◆ **Problem to solve**: Transcribe the listing exactly, leaving out every picture.

◆ **Information shown**:
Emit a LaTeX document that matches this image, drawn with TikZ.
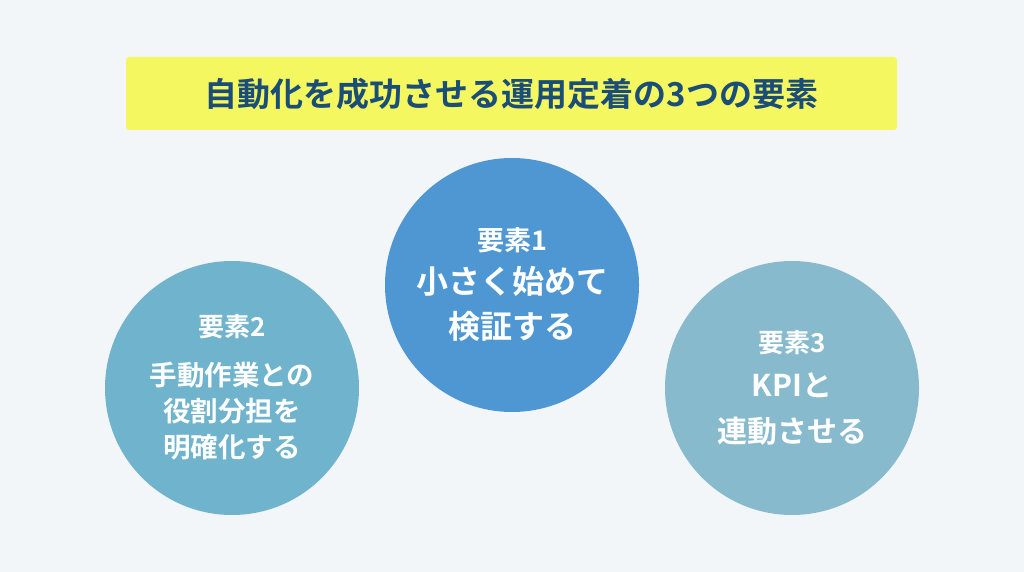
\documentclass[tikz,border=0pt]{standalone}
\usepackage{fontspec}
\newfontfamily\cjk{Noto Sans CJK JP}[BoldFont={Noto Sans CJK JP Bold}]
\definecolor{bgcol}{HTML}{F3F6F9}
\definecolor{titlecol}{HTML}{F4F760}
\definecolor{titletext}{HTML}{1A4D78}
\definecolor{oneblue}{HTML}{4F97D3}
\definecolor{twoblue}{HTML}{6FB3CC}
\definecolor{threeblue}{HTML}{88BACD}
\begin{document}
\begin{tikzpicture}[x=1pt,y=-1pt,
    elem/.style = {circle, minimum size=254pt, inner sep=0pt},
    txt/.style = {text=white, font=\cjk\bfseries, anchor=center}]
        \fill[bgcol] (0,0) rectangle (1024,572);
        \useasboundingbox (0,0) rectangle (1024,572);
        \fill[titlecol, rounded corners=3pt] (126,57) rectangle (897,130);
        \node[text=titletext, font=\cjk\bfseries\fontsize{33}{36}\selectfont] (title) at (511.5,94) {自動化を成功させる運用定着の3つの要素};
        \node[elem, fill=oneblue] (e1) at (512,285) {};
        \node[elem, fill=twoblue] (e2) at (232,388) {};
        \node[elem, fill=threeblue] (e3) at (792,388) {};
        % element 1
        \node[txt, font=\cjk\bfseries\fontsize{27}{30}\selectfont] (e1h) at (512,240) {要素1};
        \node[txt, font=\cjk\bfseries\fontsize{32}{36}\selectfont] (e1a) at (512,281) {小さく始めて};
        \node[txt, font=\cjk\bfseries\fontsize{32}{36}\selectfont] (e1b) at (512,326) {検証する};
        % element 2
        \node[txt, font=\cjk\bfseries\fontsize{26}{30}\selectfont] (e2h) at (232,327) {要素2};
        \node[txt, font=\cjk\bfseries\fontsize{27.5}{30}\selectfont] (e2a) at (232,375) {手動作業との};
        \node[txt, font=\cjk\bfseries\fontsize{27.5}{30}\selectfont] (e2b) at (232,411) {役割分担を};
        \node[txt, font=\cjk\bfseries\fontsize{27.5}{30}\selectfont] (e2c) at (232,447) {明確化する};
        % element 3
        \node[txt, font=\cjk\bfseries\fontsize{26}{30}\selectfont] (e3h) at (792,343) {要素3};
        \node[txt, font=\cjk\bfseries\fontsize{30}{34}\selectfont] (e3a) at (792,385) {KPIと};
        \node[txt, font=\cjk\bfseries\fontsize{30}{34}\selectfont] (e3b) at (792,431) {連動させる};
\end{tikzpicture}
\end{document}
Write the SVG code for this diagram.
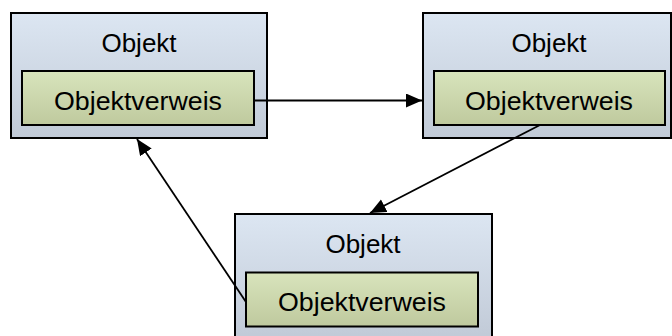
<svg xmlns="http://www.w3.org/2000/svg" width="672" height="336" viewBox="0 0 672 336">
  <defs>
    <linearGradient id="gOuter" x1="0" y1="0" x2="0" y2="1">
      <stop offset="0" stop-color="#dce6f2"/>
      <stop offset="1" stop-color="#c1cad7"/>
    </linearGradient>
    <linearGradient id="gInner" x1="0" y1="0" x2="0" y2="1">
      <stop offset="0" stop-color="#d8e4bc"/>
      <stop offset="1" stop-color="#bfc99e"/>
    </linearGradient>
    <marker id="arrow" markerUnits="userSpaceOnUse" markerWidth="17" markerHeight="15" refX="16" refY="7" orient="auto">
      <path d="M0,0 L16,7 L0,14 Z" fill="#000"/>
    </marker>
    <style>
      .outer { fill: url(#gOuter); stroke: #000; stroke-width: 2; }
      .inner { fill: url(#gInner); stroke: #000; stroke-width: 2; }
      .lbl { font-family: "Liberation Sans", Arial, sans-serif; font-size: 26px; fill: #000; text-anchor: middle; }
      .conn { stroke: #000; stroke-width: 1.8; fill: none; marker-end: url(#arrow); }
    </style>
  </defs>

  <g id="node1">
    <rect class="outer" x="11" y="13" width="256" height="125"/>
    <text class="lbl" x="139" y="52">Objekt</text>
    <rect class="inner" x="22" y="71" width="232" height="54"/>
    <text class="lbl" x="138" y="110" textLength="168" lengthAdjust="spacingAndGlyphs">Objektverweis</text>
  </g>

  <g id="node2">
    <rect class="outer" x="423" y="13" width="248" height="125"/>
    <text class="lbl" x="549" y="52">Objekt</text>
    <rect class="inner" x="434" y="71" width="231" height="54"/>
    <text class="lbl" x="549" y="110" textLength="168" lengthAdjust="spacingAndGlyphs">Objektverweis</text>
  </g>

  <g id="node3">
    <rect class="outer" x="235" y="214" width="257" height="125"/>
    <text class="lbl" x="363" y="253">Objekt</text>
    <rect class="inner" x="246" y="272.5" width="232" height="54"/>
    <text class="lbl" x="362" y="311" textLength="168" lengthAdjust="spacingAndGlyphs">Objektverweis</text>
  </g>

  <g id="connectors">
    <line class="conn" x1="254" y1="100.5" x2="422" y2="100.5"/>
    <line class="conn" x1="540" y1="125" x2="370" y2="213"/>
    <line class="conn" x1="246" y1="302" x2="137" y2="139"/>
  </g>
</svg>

◆ **Solution to this task**:
Emit a LaTeX document that matches this image, drawn with TikZ.
\documentclass[tikz,border=0pt]{standalone}
\usepackage{fontspec}
\newfontfamily\cjk{Noto Sans CJK JP}[BoldFont={Noto Sans CJK JP Bold}]
\definecolor{bgcol}{HTML}{F3F6F9}
\definecolor{titlecol}{HTML}{F4F760}
\definecolor{titletext}{HTML}{1A4D78}
\definecolor{oneblue}{HTML}{4F97D3}
\definecolor{twoblue}{HTML}{6FB3CC}
\definecolor{threeblue}{HTML}{88BACD}
\begin{document}
\begin{tikzpicture}[x=1pt,y=-1pt,
    elem/.style = {circle, minimum size=254pt, inner sep=0pt},
    txt/.style = {text=white, font=\cjk\bfseries, anchor=center}]
        \fill[bgcol] (0,0) rectangle (1024,572);
        \useasboundingbox (0,0) rectangle (1024,572);
        \fill[titlecol, rounded corners=3pt] (126,57) rectangle (897,130);
        \node[text=titletext, font=\cjk\bfseries\fontsize{33}{36}\selectfont] (title) at (511.5,94) {自動化を成功させる運用定着の3つの要素};
        \node[elem, fill=oneblue] (e1) at (512,285) {};
        \node[elem, fill=twoblue] (e2) at (232,388) {};
        \node[elem, fill=threeblue] (e3) at (792,388) {};
        % element 1
        \node[txt, font=\cjk\bfseries\fontsize{27}{30}\selectfont] (e1h) at (512,240) {要素1};
        \node[txt, font=\cjk\bfseries\fontsize{32}{36}\selectfont] (e1a) at (512,281) {小さく始めて};
        \node[txt, font=\cjk\bfseries\fontsize{32}{36}\selectfont] (e1b) at (512,326) {検証する};
        % element 2
        \node[txt, font=\cjk\bfseries\fontsize{26}{30}\selectfont] (e2h) at (232,327) {要素2};
        \node[txt, font=\cjk\bfseries\fontsize{27.5}{30}\selectfont] (e2a) at (232,375) {手動作業との};
        \node[txt, font=\cjk\bfseries\fontsize{27.5}{30}\selectfont] (e2b) at (232,411) {役割分担を};
        \node[txt, font=\cjk\bfseries\fontsize{27.5}{30}\selectfont] (e2c) at (232,447) {明確化する};
        % element 3
        \node[txt, font=\cjk\bfseries\fontsize{26}{30}\selectfont] (e3h) at (792,343) {要素3};
        \node[txt, font=\cjk\bfseries\fontsize{30}{34}\selectfont] (e3a) at (792,385) {KPIと};
        \node[txt, font=\cjk\bfseries\fontsize{30}{34}\selectfont] (e3b) at (792,431) {連動させる};
\end{tikzpicture}
\end{document}
Write the SVG code for this diagram.
<svg xmlns="http://www.w3.org/2000/svg" width="672" height="336" viewBox="0 0 672 336">
  <defs>
    <linearGradient id="gOuter" x1="0" y1="0" x2="0" y2="1">
      <stop offset="0" stop-color="#dce6f2"/>
      <stop offset="1" stop-color="#c1cad7"/>
    </linearGradient>
    <linearGradient id="gInner" x1="0" y1="0" x2="0" y2="1">
      <stop offset="0" stop-color="#d8e4bc"/>
      <stop offset="1" stop-color="#bfc99e"/>
    </linearGradient>
    <marker id="arrow" markerUnits="userSpaceOnUse" markerWidth="17" markerHeight="15" refX="16" refY="7" orient="auto">
      <path d="M0,0 L16,7 L0,14 Z" fill="#000"/>
    </marker>
    <style>
      .outer { fill: url(#gOuter); stroke: #000; stroke-width: 2; }
      .inner { fill: url(#gInner); stroke: #000; stroke-width: 2; }
      .lbl { font-family: "Liberation Sans", Arial, sans-serif; font-size: 26px; fill: #000; text-anchor: middle; }
      .conn { stroke: #000; stroke-width: 1.8; fill: none; marker-end: url(#arrow); }
    </style>
  </defs>

  <g id="node1">
    <rect class="outer" x="11" y="13" width="256" height="125"/>
    <text class="lbl" x="139" y="52">Objekt</text>
    <rect class="inner" x="22" y="71" width="232" height="54"/>
    <text class="lbl" x="138" y="110" textLength="168" lengthAdjust="spacingAndGlyphs">Objektverweis</text>
  </g>

  <g id="node2">
    <rect class="outer" x="423" y="13" width="248" height="125"/>
    <text class="lbl" x="549" y="52">Objekt</text>
    <rect class="inner" x="434" y="71" width="231" height="54"/>
    <text class="lbl" x="549" y="110" textLength="168" lengthAdjust="spacingAndGlyphs">Objektverweis</text>
  </g>

  <g id="node3">
    <rect class="outer" x="235" y="214" width="257" height="125"/>
    <text class="lbl" x="363" y="253">Objekt</text>
    <rect class="inner" x="246" y="272.5" width="232" height="54"/>
    <text class="lbl" x="362" y="311" textLength="168" lengthAdjust="spacingAndGlyphs">Objektverweis</text>
  </g>

  <g id="connectors">
    <line class="conn" x1="254" y1="100.5" x2="422" y2="100.5"/>
    <line class="conn" x1="540" y1="125" x2="370" y2="213"/>
    <line class="conn" x1="246" y1="302" x2="137" y2="139"/>
  </g>
</svg>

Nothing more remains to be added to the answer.